▸ WRITTEN INSTRUCTION:
Retype each line exactly. Skip images.
===============
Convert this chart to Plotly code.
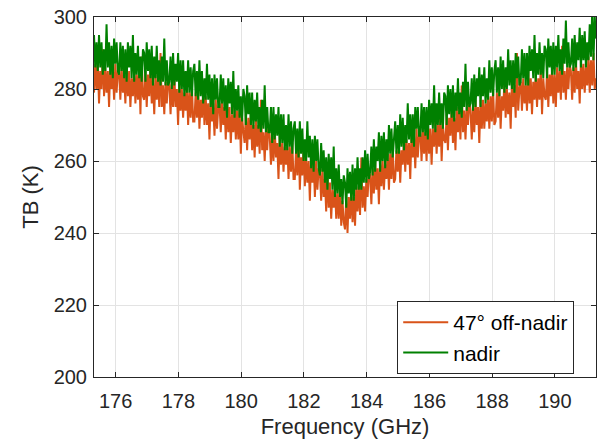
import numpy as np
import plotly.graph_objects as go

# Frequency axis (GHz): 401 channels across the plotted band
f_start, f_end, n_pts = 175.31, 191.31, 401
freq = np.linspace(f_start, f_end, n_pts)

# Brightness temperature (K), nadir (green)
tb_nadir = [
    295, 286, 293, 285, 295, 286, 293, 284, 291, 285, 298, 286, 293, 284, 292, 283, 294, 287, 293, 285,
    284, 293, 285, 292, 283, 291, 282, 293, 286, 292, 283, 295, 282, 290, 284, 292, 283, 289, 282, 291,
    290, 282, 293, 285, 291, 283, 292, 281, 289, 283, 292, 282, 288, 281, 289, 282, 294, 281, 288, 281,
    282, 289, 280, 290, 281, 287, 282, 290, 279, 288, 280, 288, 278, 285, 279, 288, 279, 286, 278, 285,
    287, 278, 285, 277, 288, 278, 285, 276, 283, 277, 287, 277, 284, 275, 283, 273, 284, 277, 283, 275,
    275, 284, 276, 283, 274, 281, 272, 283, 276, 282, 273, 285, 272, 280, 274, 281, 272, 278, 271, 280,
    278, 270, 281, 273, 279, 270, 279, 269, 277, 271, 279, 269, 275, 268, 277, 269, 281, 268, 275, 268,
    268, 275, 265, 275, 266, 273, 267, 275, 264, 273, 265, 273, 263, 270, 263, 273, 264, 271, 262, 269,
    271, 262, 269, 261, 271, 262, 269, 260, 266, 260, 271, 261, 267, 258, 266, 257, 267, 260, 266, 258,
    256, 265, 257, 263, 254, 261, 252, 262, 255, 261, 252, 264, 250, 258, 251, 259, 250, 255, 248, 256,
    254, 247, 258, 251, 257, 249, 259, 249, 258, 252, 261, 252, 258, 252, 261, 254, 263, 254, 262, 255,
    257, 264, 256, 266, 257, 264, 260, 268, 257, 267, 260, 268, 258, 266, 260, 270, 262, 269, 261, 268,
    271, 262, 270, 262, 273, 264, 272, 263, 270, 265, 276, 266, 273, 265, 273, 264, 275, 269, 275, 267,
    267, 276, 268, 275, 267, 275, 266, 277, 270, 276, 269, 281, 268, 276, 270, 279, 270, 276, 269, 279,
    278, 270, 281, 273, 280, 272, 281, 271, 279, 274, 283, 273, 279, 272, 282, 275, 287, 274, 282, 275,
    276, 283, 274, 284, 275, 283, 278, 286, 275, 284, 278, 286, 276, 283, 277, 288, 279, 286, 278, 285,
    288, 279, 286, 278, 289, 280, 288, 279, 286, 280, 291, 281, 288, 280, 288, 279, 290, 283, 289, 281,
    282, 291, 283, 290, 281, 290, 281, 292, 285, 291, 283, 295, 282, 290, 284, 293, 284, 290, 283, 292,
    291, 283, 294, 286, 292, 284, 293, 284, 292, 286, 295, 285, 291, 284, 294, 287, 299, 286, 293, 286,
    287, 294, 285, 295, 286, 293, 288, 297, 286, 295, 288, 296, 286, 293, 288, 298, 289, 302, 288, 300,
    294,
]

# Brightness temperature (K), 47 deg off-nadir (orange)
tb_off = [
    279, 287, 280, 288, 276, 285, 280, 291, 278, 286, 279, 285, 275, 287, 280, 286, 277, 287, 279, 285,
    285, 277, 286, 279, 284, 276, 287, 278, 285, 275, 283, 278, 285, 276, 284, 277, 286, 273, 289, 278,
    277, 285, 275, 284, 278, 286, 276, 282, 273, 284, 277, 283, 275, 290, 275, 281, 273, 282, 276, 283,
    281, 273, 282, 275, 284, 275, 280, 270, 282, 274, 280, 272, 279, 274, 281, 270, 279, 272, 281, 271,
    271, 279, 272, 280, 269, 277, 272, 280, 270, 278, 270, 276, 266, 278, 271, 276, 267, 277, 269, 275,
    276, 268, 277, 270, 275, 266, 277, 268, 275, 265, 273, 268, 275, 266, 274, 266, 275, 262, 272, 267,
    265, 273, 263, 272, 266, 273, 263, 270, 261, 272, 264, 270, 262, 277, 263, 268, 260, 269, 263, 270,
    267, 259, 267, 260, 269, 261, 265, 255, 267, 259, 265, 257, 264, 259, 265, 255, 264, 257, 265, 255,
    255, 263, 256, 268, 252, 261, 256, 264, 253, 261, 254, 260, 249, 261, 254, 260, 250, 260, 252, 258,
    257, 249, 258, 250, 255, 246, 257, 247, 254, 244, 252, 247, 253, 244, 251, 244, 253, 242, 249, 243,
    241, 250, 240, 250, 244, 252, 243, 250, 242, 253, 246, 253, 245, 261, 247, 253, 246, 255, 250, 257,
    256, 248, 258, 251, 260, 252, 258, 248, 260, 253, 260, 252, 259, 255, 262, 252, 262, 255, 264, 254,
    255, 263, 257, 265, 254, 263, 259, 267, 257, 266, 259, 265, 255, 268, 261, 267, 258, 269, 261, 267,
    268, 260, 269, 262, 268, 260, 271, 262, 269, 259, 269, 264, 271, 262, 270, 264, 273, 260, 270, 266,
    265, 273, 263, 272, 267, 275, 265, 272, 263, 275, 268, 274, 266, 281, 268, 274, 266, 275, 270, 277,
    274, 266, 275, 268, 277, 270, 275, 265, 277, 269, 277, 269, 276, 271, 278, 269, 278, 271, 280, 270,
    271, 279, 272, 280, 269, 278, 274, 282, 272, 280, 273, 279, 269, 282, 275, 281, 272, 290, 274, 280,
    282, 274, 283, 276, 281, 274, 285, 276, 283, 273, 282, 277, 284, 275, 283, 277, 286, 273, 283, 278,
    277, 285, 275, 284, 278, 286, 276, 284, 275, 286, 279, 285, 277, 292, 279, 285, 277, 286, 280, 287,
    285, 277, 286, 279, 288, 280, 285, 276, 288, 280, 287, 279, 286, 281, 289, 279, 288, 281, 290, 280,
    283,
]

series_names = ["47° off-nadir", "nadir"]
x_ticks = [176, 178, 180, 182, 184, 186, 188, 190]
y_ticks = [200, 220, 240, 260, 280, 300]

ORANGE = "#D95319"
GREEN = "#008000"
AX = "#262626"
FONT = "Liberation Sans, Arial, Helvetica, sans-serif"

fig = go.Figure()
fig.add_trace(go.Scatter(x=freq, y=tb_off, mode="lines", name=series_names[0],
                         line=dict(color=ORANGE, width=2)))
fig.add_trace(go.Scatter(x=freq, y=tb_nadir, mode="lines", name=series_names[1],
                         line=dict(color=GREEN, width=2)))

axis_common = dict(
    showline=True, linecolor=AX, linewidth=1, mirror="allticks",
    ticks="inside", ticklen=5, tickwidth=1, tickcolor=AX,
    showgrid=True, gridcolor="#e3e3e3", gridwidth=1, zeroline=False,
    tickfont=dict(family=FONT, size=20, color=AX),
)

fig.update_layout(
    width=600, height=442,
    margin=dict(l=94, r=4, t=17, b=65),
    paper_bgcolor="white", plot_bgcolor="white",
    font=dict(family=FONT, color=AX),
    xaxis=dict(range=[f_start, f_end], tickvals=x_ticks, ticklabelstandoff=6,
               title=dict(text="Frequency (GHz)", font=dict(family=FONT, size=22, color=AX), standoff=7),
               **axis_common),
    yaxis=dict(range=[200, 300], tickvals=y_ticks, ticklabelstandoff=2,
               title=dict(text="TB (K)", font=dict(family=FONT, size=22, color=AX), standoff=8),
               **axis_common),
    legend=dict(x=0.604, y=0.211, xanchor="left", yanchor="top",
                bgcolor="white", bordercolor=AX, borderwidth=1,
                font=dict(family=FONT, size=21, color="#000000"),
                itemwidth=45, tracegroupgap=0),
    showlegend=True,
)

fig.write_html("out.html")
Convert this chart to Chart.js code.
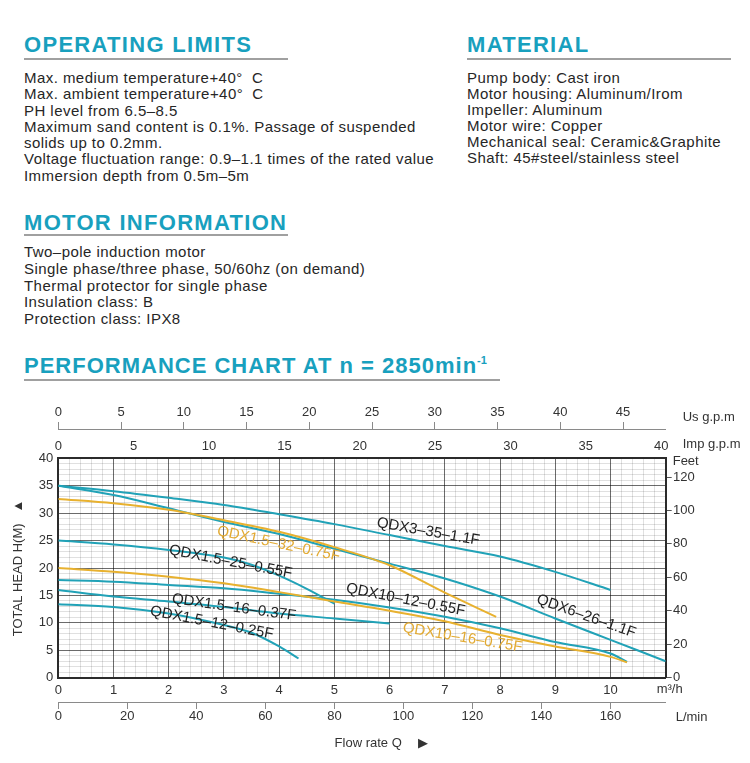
===============
▸ RIGHT ANSWER:
Convert this chart to Plotly code.
import numpy as np
import plotly.graph_objects as go

# Frequency axis (GHz): 401 channels across the plotted band
f_start, f_end, n_pts = 175.31, 191.31, 401
freq = np.linspace(f_start, f_end, n_pts)

# Brightness temperature (K), nadir (green)
tb_nadir = [
    295, 286, 293, 285, 295, 286, 293, 284, 291, 285, 298, 286, 293, 284, 292, 283, 294, 287, 293, 285,
    284, 293, 285, 292, 283, 291, 282, 293, 286, 292, 283, 295, 282, 290, 284, 292, 283, 289, 282, 291,
    290, 282, 293, 285, 291, 283, 292, 281, 289, 283, 292, 282, 288, 281, 289, 282, 294, 281, 288, 281,
    282, 289, 280, 290, 281, 287, 282, 290, 279, 288, 280, 288, 278, 285, 279, 288, 279, 286, 278, 285,
    287, 278, 285, 277, 288, 278, 285, 276, 283, 277, 287, 277, 284, 275, 283, 273, 284, 277, 283, 275,
    275, 284, 276, 283, 274, 281, 272, 283, 276, 282, 273, 285, 272, 280, 274, 281, 272, 278, 271, 280,
    278, 270, 281, 273, 279, 270, 279, 269, 277, 271, 279, 269, 275, 268, 277, 269, 281, 268, 275, 268,
    268, 275, 265, 275, 266, 273, 267, 275, 264, 273, 265, 273, 263, 270, 263, 273, 264, 271, 262, 269,
    271, 262, 269, 261, 271, 262, 269, 260, 266, 260, 271, 261, 267, 258, 266, 257, 267, 260, 266, 258,
    256, 265, 257, 263, 254, 261, 252, 262, 255, 261, 252, 264, 250, 258, 251, 259, 250, 255, 248, 256,
    254, 247, 258, 251, 257, 249, 259, 249, 258, 252, 261, 252, 258, 252, 261, 254, 263, 254, 262, 255,
    257, 264, 256, 266, 257, 264, 260, 268, 257, 267, 260, 268, 258, 266, 260, 270, 262, 269, 261, 268,
    271, 262, 270, 262, 273, 264, 272, 263, 270, 265, 276, 266, 273, 265, 273, 264, 275, 269, 275, 267,
    267, 276, 268, 275, 267, 275, 266, 277, 270, 276, 269, 281, 268, 276, 270, 279, 270, 276, 269, 279,
    278, 270, 281, 273, 280, 272, 281, 271, 279, 274, 283, 273, 279, 272, 282, 275, 287, 274, 282, 275,
    276, 283, 274, 284, 275, 283, 278, 286, 275, 284, 278, 286, 276, 283, 277, 288, 279, 286, 278, 285,
    288, 279, 286, 278, 289, 280, 288, 279, 286, 280, 291, 281, 288, 280, 288, 279, 290, 283, 289, 281,
    282, 291, 283, 290, 281, 290, 281, 292, 285, 291, 283, 295, 282, 290, 284, 293, 284, 290, 283, 292,
    291, 283, 294, 286, 292, 284, 293, 284, 292, 286, 295, 285, 291, 284, 294, 287, 299, 286, 293, 286,
    287, 294, 285, 295, 286, 293, 288, 297, 286, 295, 288, 296, 286, 293, 288, 298, 289, 302, 288, 300,
    294,
]

# Brightness temperature (K), 47 deg off-nadir (orange)
tb_off = [
    279, 287, 280, 288, 276, 285, 280, 291, 278, 286, 279, 285, 275, 287, 280, 286, 277, 287, 279, 285,
    285, 277, 286, 279, 284, 276, 287, 278, 285, 275, 283, 278, 285, 276, 284, 277, 286, 273, 289, 278,
    277, 285, 275, 284, 278, 286, 276, 282, 273, 284, 277, 283, 275, 290, 275, 281, 273, 282, 276, 283,
    281, 273, 282, 275, 284, 275, 280, 270, 282, 274, 280, 272, 279, 274, 281, 270, 279, 272, 281, 271,
    271, 279, 272, 280, 269, 277, 272, 280, 270, 278, 270, 276, 266, 278, 271, 276, 267, 277, 269, 275,
    276, 268, 277, 270, 275, 266, 277, 268, 275, 265, 273, 268, 275, 266, 274, 266, 275, 262, 272, 267,
    265, 273, 263, 272, 266, 273, 263, 270, 261, 272, 264, 270, 262, 277, 263, 268, 260, 269, 263, 270,
    267, 259, 267, 260, 269, 261, 265, 255, 267, 259, 265, 257, 264, 259, 265, 255, 264, 257, 265, 255,
    255, 263, 256, 268, 252, 261, 256, 264, 253, 261, 254, 260, 249, 261, 254, 260, 250, 260, 252, 258,
    257, 249, 258, 250, 255, 246, 257, 247, 254, 244, 252, 247, 253, 244, 251, 244, 253, 242, 249, 243,
    241, 250, 240, 250, 244, 252, 243, 250, 242, 253, 246, 253, 245, 261, 247, 253, 246, 255, 250, 257,
    256, 248, 258, 251, 260, 252, 258, 248, 260, 253, 260, 252, 259, 255, 262, 252, 262, 255, 264, 254,
    255, 263, 257, 265, 254, 263, 259, 267, 257, 266, 259, 265, 255, 268, 261, 267, 258, 269, 261, 267,
    268, 260, 269, 262, 268, 260, 271, 262, 269, 259, 269, 264, 271, 262, 270, 264, 273, 260, 270, 266,
    265, 273, 263, 272, 267, 275, 265, 272, 263, 275, 268, 274, 266, 281, 268, 274, 266, 275, 270, 277,
    274, 266, 275, 268, 277, 270, 275, 265, 277, 269, 277, 269, 276, 271, 278, 269, 278, 271, 280, 270,
    271, 279, 272, 280, 269, 278, 274, 282, 272, 280, 273, 279, 269, 282, 275, 281, 272, 290, 274, 280,
    282, 274, 283, 276, 281, 274, 285, 276, 283, 273, 282, 277, 284, 275, 283, 277, 286, 273, 283, 278,
    277, 285, 275, 284, 278, 286, 276, 284, 275, 286, 279, 285, 277, 292, 279, 285, 277, 286, 280, 287,
    285, 277, 286, 279, 288, 280, 285, 276, 288, 280, 287, 279, 286, 281, 289, 279, 288, 281, 290, 280,
    283,
]

series_names = ["47° off-nadir", "nadir"]
x_ticks = [176, 178, 180, 182, 184, 186, 188, 190]
y_ticks = [200, 220, 240, 260, 280, 300]

ORANGE = "#D95319"
GREEN = "#008000"
AX = "#262626"
FONT = "Liberation Sans, Arial, Helvetica, sans-serif"

fig = go.Figure()
fig.add_trace(go.Scatter(x=freq, y=tb_off, mode="lines", name=series_names[0],
                         line=dict(color=ORANGE, width=2)))
fig.add_trace(go.Scatter(x=freq, y=tb_nadir, mode="lines", name=series_names[1],
                         line=dict(color=GREEN, width=2)))

axis_common = dict(
    showline=True, linecolor=AX, linewidth=1, mirror="allticks",
    ticks="inside", ticklen=5, tickwidth=1, tickcolor=AX,
    showgrid=True, gridcolor="#e3e3e3", gridwidth=1, zeroline=False,
    tickfont=dict(family=FONT, size=20, color=AX),
)

fig.update_layout(
    width=600, height=442,
    margin=dict(l=94, r=4, t=17, b=65),
    paper_bgcolor="white", plot_bgcolor="white",
    font=dict(family=FONT, color=AX),
    xaxis=dict(range=[f_start, f_end], tickvals=x_ticks, ticklabelstandoff=6,
               title=dict(text="Frequency (GHz)", font=dict(family=FONT, size=22, color=AX), standoff=7),
               **axis_common),
    yaxis=dict(range=[200, 300], tickvals=y_ticks, ticklabelstandoff=2,
               title=dict(text="TB (K)", font=dict(family=FONT, size=22, color=AX), standoff=8),
               **axis_common),
    legend=dict(x=0.604, y=0.211, xanchor="left", yanchor="top",
                bgcolor="white", bordercolor=AX, borderwidth=1,
                font=dict(family=FONT, size=21, color="#000000"),
                itemwidth=45, tracegroupgap=0),
    showlegend=True,
)

fig.write_html("out.html")
Convert this chart to Chart.js code.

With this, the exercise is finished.